Here are some thoughts that I have on this right off the bat – I have no idea which direction I’ll go on any of these:
- If it’s not clear already, I see this as being driven entirely from a hosted server, with client activity limited to this one server. The client won’t be making Ajax calls to other sites for info, that’ll just kill performance and put more burden on a developer as the client browser gets heavier with code. Think simple: You go to Google to do searches and this is no different.
- I’m more comfortable with C# than PHP so I’ll write this as an ASP.NET app first.
- I like the idea of opening this for public contributions. For example, the algorithms described above will obviously be complex and require tweaks. It would be nice to have plugin weighting algorithms that allow individuals to pick how they want results weighted – and even to vote on which algorithms return the best results.

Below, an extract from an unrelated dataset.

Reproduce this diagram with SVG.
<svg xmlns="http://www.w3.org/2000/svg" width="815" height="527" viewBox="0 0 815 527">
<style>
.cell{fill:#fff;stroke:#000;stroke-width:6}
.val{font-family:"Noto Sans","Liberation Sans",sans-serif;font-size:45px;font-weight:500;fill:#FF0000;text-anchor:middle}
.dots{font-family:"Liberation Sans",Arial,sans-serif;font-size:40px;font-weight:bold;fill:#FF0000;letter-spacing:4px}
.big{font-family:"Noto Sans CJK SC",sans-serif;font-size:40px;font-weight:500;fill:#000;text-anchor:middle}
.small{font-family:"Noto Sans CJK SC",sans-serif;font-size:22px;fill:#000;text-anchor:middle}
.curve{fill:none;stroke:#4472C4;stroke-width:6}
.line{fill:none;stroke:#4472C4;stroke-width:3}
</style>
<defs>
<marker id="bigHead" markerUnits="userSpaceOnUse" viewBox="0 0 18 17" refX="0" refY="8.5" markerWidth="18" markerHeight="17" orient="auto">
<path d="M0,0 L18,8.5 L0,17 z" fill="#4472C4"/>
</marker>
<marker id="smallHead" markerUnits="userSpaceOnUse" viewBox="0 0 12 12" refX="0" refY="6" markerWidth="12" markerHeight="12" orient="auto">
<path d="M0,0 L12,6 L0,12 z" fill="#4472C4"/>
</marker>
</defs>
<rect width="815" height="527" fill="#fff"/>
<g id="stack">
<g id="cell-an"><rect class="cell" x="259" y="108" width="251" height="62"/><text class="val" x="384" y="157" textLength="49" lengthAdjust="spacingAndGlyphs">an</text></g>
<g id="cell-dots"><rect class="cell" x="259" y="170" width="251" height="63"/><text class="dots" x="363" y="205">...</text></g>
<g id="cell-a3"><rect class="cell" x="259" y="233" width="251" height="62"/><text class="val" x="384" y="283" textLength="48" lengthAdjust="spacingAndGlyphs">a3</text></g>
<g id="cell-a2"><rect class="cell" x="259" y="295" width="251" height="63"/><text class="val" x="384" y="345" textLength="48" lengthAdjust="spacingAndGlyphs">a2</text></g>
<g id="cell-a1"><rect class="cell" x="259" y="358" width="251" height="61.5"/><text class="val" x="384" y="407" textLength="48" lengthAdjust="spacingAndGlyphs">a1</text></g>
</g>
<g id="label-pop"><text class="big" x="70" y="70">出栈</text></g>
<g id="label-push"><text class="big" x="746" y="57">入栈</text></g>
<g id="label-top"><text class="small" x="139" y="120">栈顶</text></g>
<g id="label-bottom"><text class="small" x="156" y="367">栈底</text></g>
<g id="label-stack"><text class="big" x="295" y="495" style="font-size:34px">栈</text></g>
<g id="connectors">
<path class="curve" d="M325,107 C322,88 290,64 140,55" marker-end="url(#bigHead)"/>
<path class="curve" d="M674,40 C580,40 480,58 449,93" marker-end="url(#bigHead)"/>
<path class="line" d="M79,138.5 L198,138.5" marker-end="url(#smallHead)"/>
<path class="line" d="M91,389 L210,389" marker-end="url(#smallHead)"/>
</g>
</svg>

- It would be nice if those algorithms were fairly generic so that they could be plugged into the code no matter what language I’m using. For example – if I write it in C#, then someone should be able to contribute VB.NET source and have it plugin as a DLL. This is of course very easy with .NET. But I’d like the same freedom to incorporate Java or PHP code too. (Dream on bucko!) The problem here is that the performance of this is already going to be less than stellar and executing core algorithms externally is going to make that even more of a pain. Yup, security would be an issue but I wouldn’t let code execute on my systems without thoroughly checking it first. Heck, even that can be put through a voting system.

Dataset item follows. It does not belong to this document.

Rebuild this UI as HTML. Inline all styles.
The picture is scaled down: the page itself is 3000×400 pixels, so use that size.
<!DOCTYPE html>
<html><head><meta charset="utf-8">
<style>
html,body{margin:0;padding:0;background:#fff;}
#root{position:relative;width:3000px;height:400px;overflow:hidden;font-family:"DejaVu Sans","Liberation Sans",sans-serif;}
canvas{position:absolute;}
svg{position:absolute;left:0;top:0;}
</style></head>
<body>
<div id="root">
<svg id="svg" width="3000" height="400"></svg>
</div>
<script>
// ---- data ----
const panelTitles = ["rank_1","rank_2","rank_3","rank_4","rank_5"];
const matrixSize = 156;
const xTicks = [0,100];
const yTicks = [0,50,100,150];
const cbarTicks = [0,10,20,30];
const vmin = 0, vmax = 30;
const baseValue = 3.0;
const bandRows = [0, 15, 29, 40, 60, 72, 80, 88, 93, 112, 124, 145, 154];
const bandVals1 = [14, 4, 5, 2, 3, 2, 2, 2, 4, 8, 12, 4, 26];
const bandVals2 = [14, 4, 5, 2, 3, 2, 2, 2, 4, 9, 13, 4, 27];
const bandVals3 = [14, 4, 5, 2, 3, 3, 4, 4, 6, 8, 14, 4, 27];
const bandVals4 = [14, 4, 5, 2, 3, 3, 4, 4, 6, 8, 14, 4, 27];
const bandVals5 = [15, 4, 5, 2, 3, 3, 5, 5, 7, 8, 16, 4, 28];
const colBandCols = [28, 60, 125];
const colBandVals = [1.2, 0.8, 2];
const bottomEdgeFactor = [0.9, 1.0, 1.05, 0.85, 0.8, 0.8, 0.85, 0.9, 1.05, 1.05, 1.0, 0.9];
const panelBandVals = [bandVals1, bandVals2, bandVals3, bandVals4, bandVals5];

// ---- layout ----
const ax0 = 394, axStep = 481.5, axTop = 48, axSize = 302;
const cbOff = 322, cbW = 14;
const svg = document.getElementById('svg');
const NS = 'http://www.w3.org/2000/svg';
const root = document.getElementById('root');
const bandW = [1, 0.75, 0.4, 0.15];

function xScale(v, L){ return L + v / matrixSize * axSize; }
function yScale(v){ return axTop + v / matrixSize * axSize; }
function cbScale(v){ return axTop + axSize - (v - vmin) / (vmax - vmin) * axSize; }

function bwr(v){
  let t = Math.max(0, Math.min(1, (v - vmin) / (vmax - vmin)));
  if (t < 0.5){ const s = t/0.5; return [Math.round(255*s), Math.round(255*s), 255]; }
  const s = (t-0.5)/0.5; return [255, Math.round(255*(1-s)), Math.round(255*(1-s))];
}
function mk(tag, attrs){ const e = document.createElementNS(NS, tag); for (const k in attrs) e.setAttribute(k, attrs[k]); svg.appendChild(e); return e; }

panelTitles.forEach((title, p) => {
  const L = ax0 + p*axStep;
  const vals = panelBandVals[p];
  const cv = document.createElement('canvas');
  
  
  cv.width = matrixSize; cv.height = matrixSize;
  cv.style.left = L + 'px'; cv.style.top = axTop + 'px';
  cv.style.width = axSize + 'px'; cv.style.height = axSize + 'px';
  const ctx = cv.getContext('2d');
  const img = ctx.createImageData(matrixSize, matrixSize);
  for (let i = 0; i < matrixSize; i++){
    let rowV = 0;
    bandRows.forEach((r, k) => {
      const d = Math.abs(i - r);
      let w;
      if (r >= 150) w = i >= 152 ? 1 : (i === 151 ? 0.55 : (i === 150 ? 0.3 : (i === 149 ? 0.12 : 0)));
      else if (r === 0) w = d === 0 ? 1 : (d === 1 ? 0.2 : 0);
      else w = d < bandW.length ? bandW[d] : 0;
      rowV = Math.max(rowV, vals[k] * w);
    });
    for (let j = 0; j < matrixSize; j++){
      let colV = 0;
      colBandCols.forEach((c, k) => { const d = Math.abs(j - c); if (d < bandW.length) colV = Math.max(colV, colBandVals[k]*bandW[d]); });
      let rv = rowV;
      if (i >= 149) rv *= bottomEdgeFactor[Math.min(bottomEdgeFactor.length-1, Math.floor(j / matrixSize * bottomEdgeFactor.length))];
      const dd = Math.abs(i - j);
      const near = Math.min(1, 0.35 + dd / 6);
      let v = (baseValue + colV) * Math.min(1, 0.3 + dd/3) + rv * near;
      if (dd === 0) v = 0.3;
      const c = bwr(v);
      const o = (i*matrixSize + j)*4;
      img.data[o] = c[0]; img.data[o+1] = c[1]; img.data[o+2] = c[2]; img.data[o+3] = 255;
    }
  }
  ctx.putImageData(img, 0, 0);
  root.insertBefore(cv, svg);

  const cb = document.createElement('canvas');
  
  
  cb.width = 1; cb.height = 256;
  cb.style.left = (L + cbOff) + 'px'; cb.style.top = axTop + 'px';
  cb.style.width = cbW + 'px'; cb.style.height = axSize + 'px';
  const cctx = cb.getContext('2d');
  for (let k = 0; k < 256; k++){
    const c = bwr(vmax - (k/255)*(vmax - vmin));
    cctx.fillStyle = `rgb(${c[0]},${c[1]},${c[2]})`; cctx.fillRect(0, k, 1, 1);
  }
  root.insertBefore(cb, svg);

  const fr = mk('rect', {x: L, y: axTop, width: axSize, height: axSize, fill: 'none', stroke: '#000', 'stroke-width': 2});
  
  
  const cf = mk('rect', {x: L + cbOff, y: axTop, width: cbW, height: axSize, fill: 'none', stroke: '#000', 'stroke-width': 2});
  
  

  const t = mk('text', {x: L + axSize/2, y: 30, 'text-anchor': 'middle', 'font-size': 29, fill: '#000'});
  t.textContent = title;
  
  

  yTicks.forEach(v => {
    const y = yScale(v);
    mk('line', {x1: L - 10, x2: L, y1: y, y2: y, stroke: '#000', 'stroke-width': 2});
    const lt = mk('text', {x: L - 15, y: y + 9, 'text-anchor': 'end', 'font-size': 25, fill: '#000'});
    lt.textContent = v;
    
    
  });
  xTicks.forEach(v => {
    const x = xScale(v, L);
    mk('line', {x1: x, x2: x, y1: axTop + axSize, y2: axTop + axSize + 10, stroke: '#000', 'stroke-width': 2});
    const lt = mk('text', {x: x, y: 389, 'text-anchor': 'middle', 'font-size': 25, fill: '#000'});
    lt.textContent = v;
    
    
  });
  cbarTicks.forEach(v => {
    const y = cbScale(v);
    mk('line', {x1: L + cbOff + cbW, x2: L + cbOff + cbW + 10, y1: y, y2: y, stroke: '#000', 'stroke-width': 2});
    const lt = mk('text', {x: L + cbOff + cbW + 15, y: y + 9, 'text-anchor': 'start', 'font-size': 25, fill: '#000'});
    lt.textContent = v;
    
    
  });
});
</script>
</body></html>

- Hmm, a voting system… It seems to me this isn’t specific to Google results so the voting mechanisms can be abstracted to any content including blogs and forum postings. (Uh oh – there I go again taking a simple idea and turning it into a framework before I write a single line of code.)
- Rather than storing user info, votes, URLs, and other such info locally or on a MySQL server accessible from my website, I was thinking about using the Google Base infrastructures. Sure, initially I might store the data in MySQL or even a local SQL Server, but that’s not a long-term solution, and it doesn’t address an itch I have to make use of more public/modern resources. This could turn into a real Web 2.0 mashup case study.
- For you MV / Pick people wondering why I don’t do something like this with MV – this is a constant problem with our technology:
– We can’t easily host it outside of dedicated environments.
– Dedicated environments cost money to maintain.
– There are limited connectivity options outside of dedicated environments. That is, it’s tough to get end-users to use UO.NET, the D3 Class Library, or QM Client to connect in. Compare this to easily accessible libraries for Perl, PHP, or ADO.NET Data Adapters. (This point is arguable but that’s the point – we can argue about it and never get anywhere. At the end of the day, it’s unlikely you’ll find any company hosting a large-scale internet site with an MV DBMS at a cost that’s anywhere near MySQL or similar offerings.
- Google will get appropriate credit for the resources. This isn’t intended to mask their resources or re-brand the interface, just serve as a new front-end to their offering. This is what the "Google Operating System" is all about.
- I really need to see if this sort of thing is already facilitated with Google custom searches. I have yet another side project that I haven’t opened up yet that uses that feature.
- Whenever I come up with ideas like this (and I have a lot of them, I just don’t post them here) I go to Google Labs to see if they already have something similar in the works. But I never see any of my ideas being implemented. Well, there are a lot of smart people over there and I have a hard time believing my ideas are completely original, so I have to believe that they’re just not updating the Labs data very often. Once in a while I do poke through the various forums to see what other people are talking about, but ironically, finding relevant discussions about whatever I have on my mind is really difficult. What the heck do you search for? "better search results"? Yeah, that’s unique enough to narrow down the result set. The first thing Google needs to do is improve the basic searching algorithms so that the rest of us can do decent searches to see if our "better search algorithm" type queries are really unique or if we’re coming up with decade old techniques to solve last century’s problems.
- Users won’t be able to use this anonymously. I need to identify people that are in it just to muck up the process, and add value to results approved by more reputable contributors. Individuals need to establish a track record so that the algorithms can determine if they’re malicious, error prone, or if they simply disagree in principle with various decisions that others would make. The intent here isn’t to ascertain agreement with content, simply to determine if content even exists at a link returned in a standard resultset. Obviously people won’t want others to identify them individually so this needs to be anonymous in the community sense but login to the environment needs to be mandatory.
- I haven’t thought about how the data will be stored, how sheer volumes of data can be processed quickly, etc.. Off-hand I’m thinking some data would initially be keyed by URL (URI) with a simple list of individuals voting Yes or No as to whether the resource has true content. A redundant tally can be maintained to give a simple ratio of Yes to No votes. Individual results just need to be looked up for each page returned to a user. This won’t be trivial. Some number of results need to be processed and returned to the user. I don’t want to pre-process all results, but I need to process enough to return a full page (20 to 100 results) per user preferences. When the user requests a new page I can’t query Google and re-process everything again, I need to maintain a cache of the original results, the results I’ve already processed and returned to the user, and then use that subset of data for paging. Some delays can be expected when the user asks for the Nth or last page because I may need to go through the whole result set to return that number of results – maybe even spin off threads to generate pages in the background depending on how many results are returned. Initially, small result sets shouldn’t impact performance results that much. But as people start asking for filtering on larger result sets this could be a problem. Because of this I’m tending toward keeping this simple and productive rather than making it more complex and ruining the whole thing. Hey, for my purposes, I just don’t want to see so much crud in my search results.
Of course there are so many other considerations but I think the best approach for this is to simply do what I wanted to do, which is to create a front-end to Google using their provided search API, pre-process the results, and render them. Then I’ll create the voting mechanism and play with the algorithms to remove results that have been voted out.
Sigh. Here I go again. I’ll let you know when a simple prototype is available.